On June 12, Cerce and I Kill Giants dual headlined at The Sinclair and invited their friends Pink Navel and Dump Him along. At 4 acts total, the night was a long and loud one. But there was good fun, good people to see, and a jovial, friendly atmosphere in the venue. I’ll be perfectly honest, I’m not into screamo/emo/hardcore music. “Sugar We’re Goin Down”? That’s some good shit. But beyond that, I’m quite clueless and don’t have a real ear for its tradition or landmark groups. So, I’d like to forfeit over any implied authority I may have and say I think I went because it was an option to see Pink Navel at the Sinclair – and I jumped on it.
Navel is a Boston favorite, a local rapper who is one of the few hip-hop artists who has truly coalesced with the hardcore/punk/basement scene in Boston. My friend tapped me on the shoulder about a year and a half ago: “You ever hear of Pink Navel? I think you’d like them”. I’ve seen them a few times now, and every time is a true pleasure. I love the beats, I love the attitude, I love the lyrics, I love the contrast that their sets usually provide to a generally rock focused show. And boy, was this one where Navel especially contrasted. They even joked playfully at the end of their set how the show would really begin now “and the rapper would get off the stage”… or something like that.

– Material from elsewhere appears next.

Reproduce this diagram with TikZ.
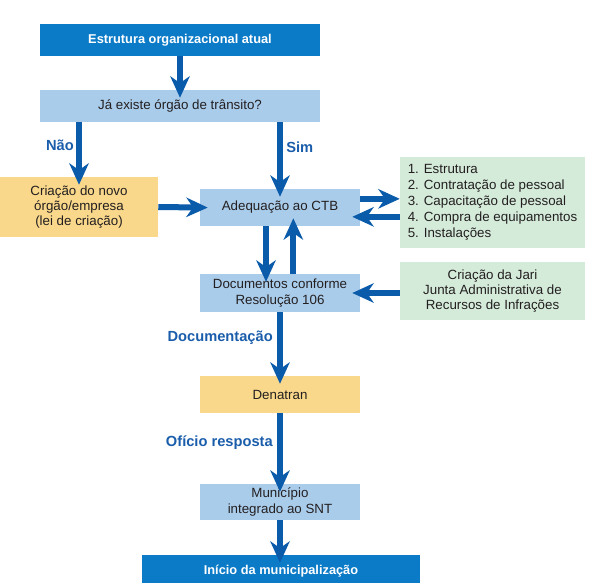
\documentclass[tikz,border=0pt]{standalone}
\usepackage{fontspec}
\setmainfont{Liberation Sans}
\usetikzlibrary{arrows.meta,positioning,calc}
\definecolor{darkbox}{HTML}{0B7BC8}
\definecolor{lightbox}{HTML}{AACCEB}
\definecolor{yellowbox}{HTML}{F9D88B}
\definecolor{greenbox}{HTML}{D5EBDA}
\definecolor{arrowblue}{HTML}{0A5BAA}
\definecolor{labelblue}{HTML}{1A5DAB}
\definecolor{boxtext}{HTML}{231F20}
\begin{document}
\begin{tikzpicture}
[x=0.75pt,y=-0.75pt,inner sep=0pt,
box/.style={rectangle,minimum width=120pt,align=center,text=boxtext,
  font=\fontsize{10}{11.5}\selectfont},
strong/.style={rectangle,fill=darkbox,minimum height=24pt,text=white,
  font=\fontsize{9.6}{12}\selectfont\bfseries},
blue/.style={box,fill=lightbox},
yellow/.style={box,fill=yellowbox},
green/.style={box,fill=greenbox,minimum width=138.75pt},
arr/.style={draw=arrowblue,line width=4.5pt,shorten >=-6pt,
  -{Stealth[length=16pt,width=14.5pt,inset=5pt]}},
lbl/.style={text=labelblue,font=\fontsize{11}{13}\selectfont\bfseries}]
\useasboundingbox (0,0) rectangle (595,582);
\node[strong,minimum width=210pt] (atual) at (180,40) {Estrutura organizacional atual};
\node[blue,minimum width=210pt,minimum height=24pt] (existe) at (180,106) {Já existe órgão de trânsito?};
\node[yellow,minimum width=118.5pt,minimum height=45pt] (criacao) at (79,207) {Criação do novo\\órgão/empresa\\(lei de criação)};
\node[blue,minimum height=27.75pt] (ctb) at (280,207.5) {Adequação ao CTB};
\node[green,minimum height=68.25pt,align=left,font=\fontsize{10}{12}\selectfont] (itens) at (492.5,202.5)
  {1. Estrutura\\2. Contratação de pessoal\\3. Capacitação de pessoal\\4. Compra de equipamentos\\5. Instalações};
\node[blue,minimum height=28.5pt] (docs) at (280,293) {Documentos conforme\\Resolução 106};
\node[green,minimum height=43.5pt] (jari) at (492.5,291) {Criação da Jari\\Junta Administrativa de\\Recursos de Infrações};
\node[yellow,minimum height=27.75pt] (denatran) at (280,394.5) {Denatran};
\node[blue,minimum height=27pt] (snt) at (280,502) {Município\\integrado ao SNT};
\node[strong,minimum width=208.5pt] (inicio) at (281,571) {Início da municipalização};

\draw[arr] (atual) -- (existe);
\draw[arr] (criacao.north |- existe.south) -- (criacao.north);
\draw[arr] (ctb.north |- existe.south) -- (ctb.north);
\draw[arr] (criacao.east) -- (ctb.west);
\draw[arr,shorten >=0pt] ([yshift=6.5pt]ctb.east) -- ([yshift=6.5pt]ctb.east -| itens.west);
\draw[arr] ([yshift=-7pt]ctb.east -| itens.west) -- ([yshift=-7pt]ctb.east);
\draw[arr] ([xshift=-10.5pt]ctb.south) -- ([xshift=-10.5pt]docs.north);
\draw[arr] ([xshift=10pt]docs.north) -- ([xshift=10pt]ctb.south);
\draw[arr] (jari.west |- docs.east) -- (docs.east);
\draw[arr] (docs) -- (denatran);
\draw[arr] (denatran) -- (snt);
\draw[arr] (snt) -- (inicio.north -| snt.south);

\node[lbl,anchor=east] (nao) at (74,145) {Não};
\node[lbl,anchor=west] (sim) at (286,147) {Sim};
\node[lbl,anchor=east] (documentacao) at (273,338) {Documentação};
\node[lbl,anchor=east] (oficio) at (273,443) {Ofício resposta};
\end{tikzpicture}
\end{document}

To my own fault, Dump Him and Cerce’s sets were sort of a blur to me. It’s nothing against their music – I can only remember guitar distortion, a man shouting about blood and bruises onstage, thumping, and a spirited moshpit during Cerce’s set. Besides that, I can’t really report on much else in this section. Maybe I just needed a snack.

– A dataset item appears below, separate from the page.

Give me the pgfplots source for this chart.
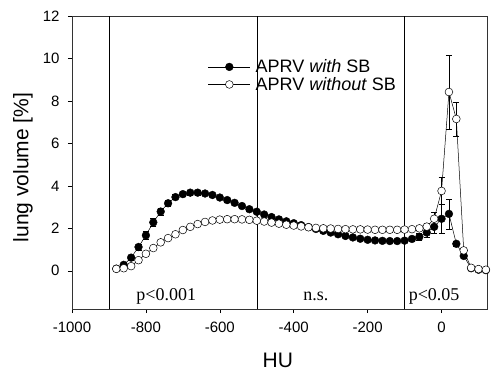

My favorite band of the night was the final group I Kill Giants. They blended more recognizable pop elements and covered a greater length of songwriting territory than any of the other rock groups. They looked like a relatively happy troop of people too, sharing the time singing lead vocals and playing around each other to provide space for everyone to have their moment. Primarily, I felt this was a democratic group of folks who had a fairly good set of songs under their belt. If there’s one thing I can really use to identify with emo, its how the songs can reach a…well…“heightened emotional moment”. I think people just call it the breakdown. You know that part when the drums clear away, everything gets kind of quiet, there’s a clean-spacious guitar, a singer screaming a somewhat vague and thus relatable lyric? “I wanted you to stayyyyyy!! but you weren’t there for me!!!! I needed you there for me!!!!” Yeah something like that. I’m being a little silly here, but I Kill Giants hit a good few of these moments and I think I felt mine and a few of the other folks in the room’s hearts jump up a little bit.